Helen was born Helen Marie Fiske on October 18, 1830, in Amherst Massachusetts. Her father Nathan Fiske was a teacher at Amherst College. Her mother Deborah Waterman Venal Fiske, taught Helen and her younger sister Anne at home whenever possible. There were two other children born to the Fiskes. Both were boys and died in infancy. Both of Helen's parents wrote. Her father wrote adult books and her mother wrote children's stories.
Her doctor had said she needed to come to a warm, dry climate. When she arrived in Colorado Springs in the late fall it was snowing, overcast, and cold. She had thought that it might be best to go back to the east coast. To her Colorado Springs was raw, new, and not very welcoming. Helen felt the mountains were foreboding and the plains flat and ugly.
|Helen H Jackson|
Helen agreed to give Colorado one month. During that time, the sun came out again and Helen had a chance to see so many wonderful things. She soon fell in love with the area and over time traveled over a lot of Colorado. She wrote about what she saw and many of her essays were published in magazines back East. These essays described Colorado so well that people wanted to see what she wrote about.
While in Colorado Springs Helen met many people and one was William Sharpless Jackson. He worked for the Denver and Rio Grande Railroad and also was involved in banking. The two spent time traveling around the area and both loved the mountains and outdoors.
In October of 1875, Helen and William were married. This was Williams's first marriage and Helen's second. Helen was eight years older, but that did not seem to make any difference to William, or as Helen called him Will.

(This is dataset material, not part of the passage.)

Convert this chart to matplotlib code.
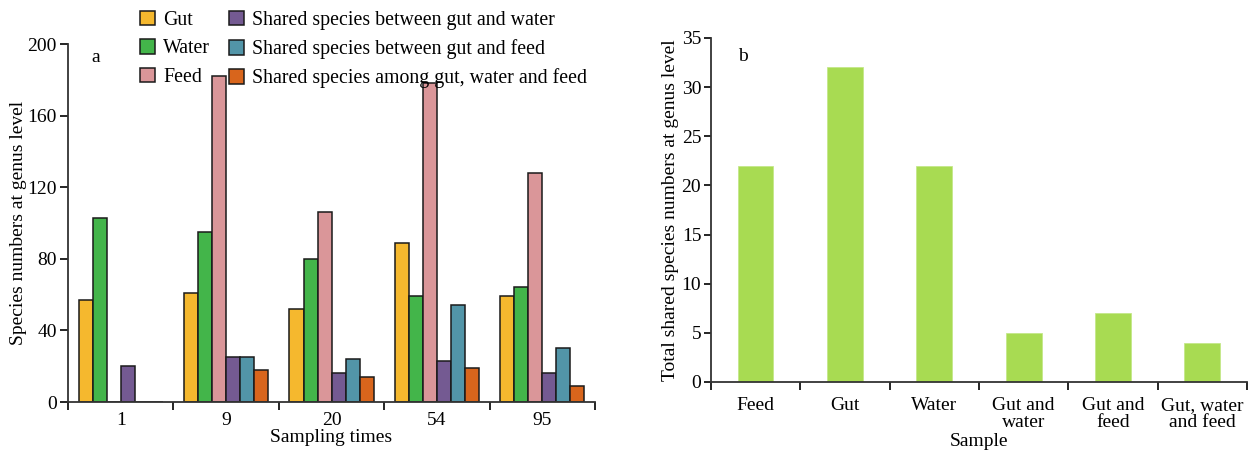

Williams's work kept him traveling a great deal; sometimes Helen would accompany him and sometimes she would stay in the home he had bought for them or travel on her own.
To Helen, Cheyenne mountain was the most beautiful mountain in the world. She and Will had spent much time around the mountain. Their favorite spot to 'camp' was an area in South Cheyenne canyon where it overlooked the city and the stream that flowed through the canyon.
Helen continued to write and travel. Sometimes she traveled without William and sometimes with him. Still, she kept writing her stories, essays, and poems. She would also return to the east coast where her sister Ann and family lived.